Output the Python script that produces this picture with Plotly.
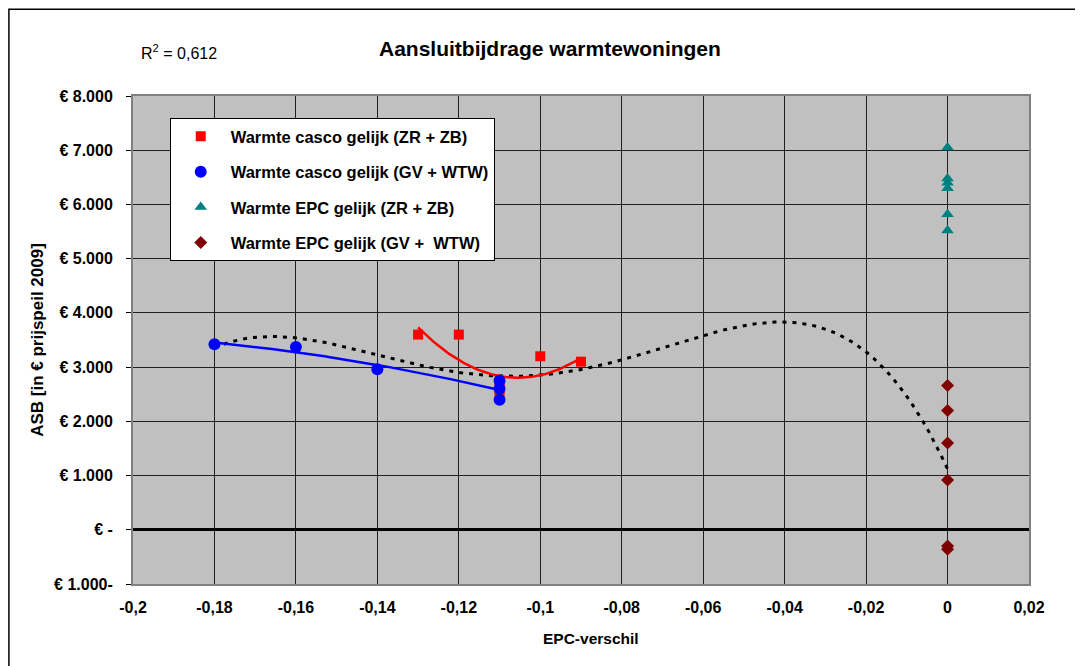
import numpy as np
import plotly.graph_objects as go

# --- data ---
casco_zr_x = [-0.13, -0.12, -0.11, -0.11, -0.11, -0.10, -0.09]
casco_zr_y = [3600, 3600, 2740, 2600, 2550, 3200, 3100]

casco_gv_x = [-0.18, -0.16, -0.14, -0.11, -0.11, -0.11]
casco_gv_y = [3420, 3370, 2960, 2750, 2600, 2400]

epc_zr_x = [0, 0, 0, 0, 0, 0]
epc_zr_y = [7050, 6480, 6400, 6300, 5820, 5520]

epc_gv_x = [0, 0, 0, 0, 0, 0]
epc_gv_y = [2660, 2200, 1600, 920, -300, -360]

x_ticks = [-0.2, -0.18, -0.16, -0.14, -0.12, -0.1, -0.08, -0.06, -0.04, -0.02, 0, 0.02]
x_labels = ["-0,2", "-0,18", "-0,16", "-0,14", "-0,12", "-0,1", "-0,08", "-0,06",
            "-0,04", "-0,02", "0", "0,02"]
y_ticks = [-1000, 0, 1000, 2000, 3000, 4000, 5000, 6000, 7000, 8000]
y_labels = ["€ 1.000-", "€ -", "€ 1.000", "€ 2.000", "€ 3.000", "€ 4.000",
            "€ 5.000", "€ 6.000", "€ 7.000", "€ 8.000"]

FONT = "Liberation Sans, Arial, sans-serif"


def trend(xs, ys, deg, n=120):
    """polynomial trendline like excel draws it"""
    c = np.polyfit(xs, ys, deg)
    xx = np.linspace(min(xs), max(xs), n)
    return xx, np.polyval(c, xx)


fig = go.Figure()

# trendlines first so markers sit on top
all_x = casco_zr_x + casco_gv_x + epc_gv_x
all_y = casco_zr_y + casco_gv_y + epc_gv_y
tx, ty = trend(all_x, all_y, 4)
fig.add_trace(go.Scatter(x=tx, y=ty, mode="lines", showlegend=False, hoverinfo="skip",
                         line=dict(color="black", width=3, dash="4px,6px")))

tx, ty = trend(casco_zr_x, casco_zr_y, 2)
fig.add_trace(go.Scatter(x=tx, y=ty, mode="lines", showlegend=False, hoverinfo="skip",
                         line=dict(color="#FF0000", width=2.5)))

tx, ty = trend(casco_gv_x, casco_gv_y, 2)
fig.add_trace(go.Scatter(x=tx, y=ty, mode="lines", showlegend=False, hoverinfo="skip",
                         line=dict(color="#0000FF", width=2.5)))

fig.add_trace(go.Scatter(x=casco_zr_x, y=casco_zr_y, mode="markers",
                         name="Warmte casco gelijk (ZR + ZB)", legendgroup="a",
                         marker=dict(symbol="square", size=10, color="#FF0000")))
fig.add_trace(go.Scatter(x=casco_gv_x, y=casco_gv_y, mode="markers",
                         name="Warmte casco gelijk (GV + WTW)", legendgroup="b",
                         marker=dict(symbol="circle", size=12, color="#0000FF")))
fig.add_trace(go.Scatter(x=epc_zr_x, y=epc_zr_y, mode="markers",
                         name="Warmte EPC gelijk (ZR + ZB)", legendgroup="c",
                         marker=dict(symbol="triangle-up", size=11, color="#008080")))
fig.add_trace(go.Scatter(x=epc_gv_x, y=epc_gv_y, mode="markers",
                         name="Warmte EPC gelijk (GV +  WTW)", legendgroup="d",
                         marker=dict(symbol="diamond", size=10, color="#800000")))

fig.update_xaxes(range=[-0.2, 0.02], tickvals=x_ticks, ticktext=x_labels,
                 showgrid=True, gridcolor="#202020", gridwidth=1,
                 zeroline=False, showline=True, linecolor="#808080", linewidth=2, mirror=True,
                 ticklabelstandoff=8,
                 tickfont=dict(family=FONT, size=16, color="black", weight="bold"))
fig.update_yaxes(range=[-1000, 8000], tickvals=y_ticks, ticktext=y_labels,
                 showgrid=True, gridcolor="#202020", gridwidth=1,
                 zeroline=True, zerolinecolor="black", zerolinewidth=3,
                 showline=True, linecolor="#808080", linewidth=2, mirror=True,
                 ticks="outside", ticklen=5, tickcolor="black", ticklabelstandoff=10,
                 tickfont=dict(family=FONT, size=16, color="black", weight="bold"),
                 title=dict(text="ASB [in € prijspeil 2009]", standoff=6,
                            font=dict(family=FONT, size=17, color="black", weight="bold")))

fig.update_layout(
    width=1083, height=666,
    margin=dict(l=125, r=62, t=88, b=90),
    paper_bgcolor="white", plot_bgcolor="#C0C0C0",
    font=dict(family=FONT, color="black"),
    legend=dict(x=0.041, y=0.955, xanchor="left", yanchor="top",
                bgcolor="white", bordercolor="black", borderwidth=1,
                traceorder="grouped", tracegroupgap=11, itemwidth=50,
                font=dict(family=FONT, size=16.5, color="black", weight="bold")),
    annotations=[
        dict(text="<b>Aansluitbijdrage warmtewoningen</b>", x=0.465, y=1.098,
             xref="paper", yref="paper", xanchor="center", yanchor="middle",
             showarrow=False, font=dict(family=FONT, size=21, color="black")),
        dict(text="R<sup>2</sup> = 0,612", x=0.051, y=1.09,
             xref="paper", yref="paper", xanchor="center", yanchor="middle",
             showarrow=False, font=dict(family=FONT, size=16, color="black")),
        # x title sits a little right of centre in the original
        dict(text="<b>EPC-verschil</b>", x=0.511, y=-0.111,
             xref="paper", yref="paper", xanchor="center", yanchor="middle",
             showarrow=False, font=dict(family=FONT, size=15.5, color="black")),
    ],
    shapes=[
        dict(type="rect", xref="paper", yref="paper",
             x0=-0.1385, x1=1.2, y0=-0.3, y1=1.178,
             line=dict(color="black", width=1.5), fillcolor="rgba(0,0,0,0)", layer="below"),
    ],
)

fig.write_html("out.html")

= = = =

» WORK REQUIRED:
Restate the listing above word for word, and skip the pictures.

» WRITTEN RESPONSE:
Output the Python script that produces this picture with Plotly.
import numpy as np
import plotly.graph_objects as go

# --- data ---
casco_zr_x = [-0.13, -0.12, -0.11, -0.11, -0.11, -0.10, -0.09]
casco_zr_y = [3600, 3600, 2740, 2600, 2550, 3200, 3100]

casco_gv_x = [-0.18, -0.16, -0.14, -0.11, -0.11, -0.11]
casco_gv_y = [3420, 3370, 2960, 2750, 2600, 2400]

epc_zr_x = [0, 0, 0, 0, 0, 0]
epc_zr_y = [7050, 6480, 6400, 6300, 5820, 5520]

epc_gv_x = [0, 0, 0, 0, 0, 0]
epc_gv_y = [2660, 2200, 1600, 920, -300, -360]

x_ticks = [-0.2, -0.18, -0.16, -0.14, -0.12, -0.1, -0.08, -0.06, -0.04, -0.02, 0, 0.02]
x_labels = ["-0,2", "-0,18", "-0,16", "-0,14", "-0,12", "-0,1", "-0,08", "-0,06",
            "-0,04", "-0,02", "0", "0,02"]
y_ticks = [-1000, 0, 1000, 2000, 3000, 4000, 5000, 6000, 7000, 8000]
y_labels = ["€ 1.000-", "€ -", "€ 1.000", "€ 2.000", "€ 3.000", "€ 4.000",
            "€ 5.000", "€ 6.000", "€ 7.000", "€ 8.000"]

FONT = "Liberation Sans, Arial, sans-serif"


def trend(xs, ys, deg, n=120):
    """polynomial trendline like excel draws it"""
    c = np.polyfit(xs, ys, deg)
    xx = np.linspace(min(xs), max(xs), n)
    return xx, np.polyval(c, xx)


fig = go.Figure()

# trendlines first so markers sit on top
all_x = casco_zr_x + casco_gv_x + epc_gv_x
all_y = casco_zr_y + casco_gv_y + epc_gv_y
tx, ty = trend(all_x, all_y, 4)
fig.add_trace(go.Scatter(x=tx, y=ty, mode="lines", showlegend=False, hoverinfo="skip",
                         line=dict(color="black", width=3, dash="4px,6px")))

tx, ty = trend(casco_zr_x, casco_zr_y, 2)
fig.add_trace(go.Scatter(x=tx, y=ty, mode="lines", showlegend=False, hoverinfo="skip",
                         line=dict(color="#FF0000", width=2.5)))

tx, ty = trend(casco_gv_x, casco_gv_y, 2)
fig.add_trace(go.Scatter(x=tx, y=ty, mode="lines", showlegend=False, hoverinfo="skip",
                         line=dict(color="#0000FF", width=2.5)))

fig.add_trace(go.Scatter(x=casco_zr_x, y=casco_zr_y, mode="markers",
                         name="Warmte casco gelijk (ZR + ZB)", legendgroup="a",
                         marker=dict(symbol="square", size=10, color="#FF0000")))
fig.add_trace(go.Scatter(x=casco_gv_x, y=casco_gv_y, mode="markers",
                         name="Warmte casco gelijk (GV + WTW)", legendgroup="b",
                         marker=dict(symbol="circle", size=12, color="#0000FF")))
fig.add_trace(go.Scatter(x=epc_zr_x, y=epc_zr_y, mode="markers",
                         name="Warmte EPC gelijk (ZR + ZB)", legendgroup="c",
                         marker=dict(symbol="triangle-up", size=11, color="#008080")))
fig.add_trace(go.Scatter(x=epc_gv_x, y=epc_gv_y, mode="markers",
                         name="Warmte EPC gelijk (GV +  WTW)", legendgroup="d",
                         marker=dict(symbol="diamond", size=10, color="#800000")))

fig.update_xaxes(range=[-0.2, 0.02], tickvals=x_ticks, ticktext=x_labels,
                 showgrid=True, gridcolor="#202020", gridwidth=1,
                 zeroline=False, showline=True, linecolor="#808080", linewidth=2, mirror=True,
                 ticklabelstandoff=8,
                 tickfont=dict(family=FONT, size=16, color="black", weight="bold"))
fig.update_yaxes(range=[-1000, 8000], tickvals=y_ticks, ticktext=y_labels,
                 showgrid=True, gridcolor="#202020", gridwidth=1,
                 zeroline=True, zerolinecolor="black", zerolinewidth=3,
                 showline=True, linecolor="#808080", linewidth=2, mirror=True,
                 ticks="outside", ticklen=5, tickcolor="black", ticklabelstandoff=10,
                 tickfont=dict(family=FONT, size=16, color="black", weight="bold"),
                 title=dict(text="ASB [in € prijspeil 2009]", standoff=6,
                            font=dict(family=FONT, size=17, color="black", weight="bold")))

fig.update_layout(
    width=1083, height=666,
    margin=dict(l=125, r=62, t=88, b=90),
    paper_bgcolor="white", plot_bgcolor="#C0C0C0",
    font=dict(family=FONT, color="black"),
    legend=dict(x=0.041, y=0.955, xanchor="left", yanchor="top",
                bgcolor="white", bordercolor="black", borderwidth=1,
                traceorder="grouped", tracegroupgap=11, itemwidth=50,
                font=dict(family=FONT, size=16.5, color="black", weight="bold")),
    annotations=[
        dict(text="<b>Aansluitbijdrage warmtewoningen</b>", x=0.465, y=1.098,
             xref="paper", yref="paper", xanchor="center", yanchor="middle",
             showarrow=False, font=dict(family=FONT, size=21, color="black")),
        dict(text="R<sup>2</sup> = 0,612", x=0.051, y=1.09,
             xref="paper", yref="paper", xanchor="center", yanchor="middle",
             showarrow=False, font=dict(family=FONT, size=16, color="black")),
        # x title sits a little right of centre in the original
        dict(text="<b>EPC-verschil</b>", x=0.511, y=-0.111,
             xref="paper", yref="paper", xanchor="center", yanchor="middle",
             showarrow=False, font=dict(family=FONT, size=15.5, color="black")),
    ],
    shapes=[
        dict(type="rect", xref="paper", yref="paper",
             x0=-0.1385, x1=1.2, y0=-0.3, y1=1.178,
             line=dict(color="black", width=1.5), fillcolor="rgba(0,0,0,0)", layer="below"),
    ],
)

fig.write_html("out.html")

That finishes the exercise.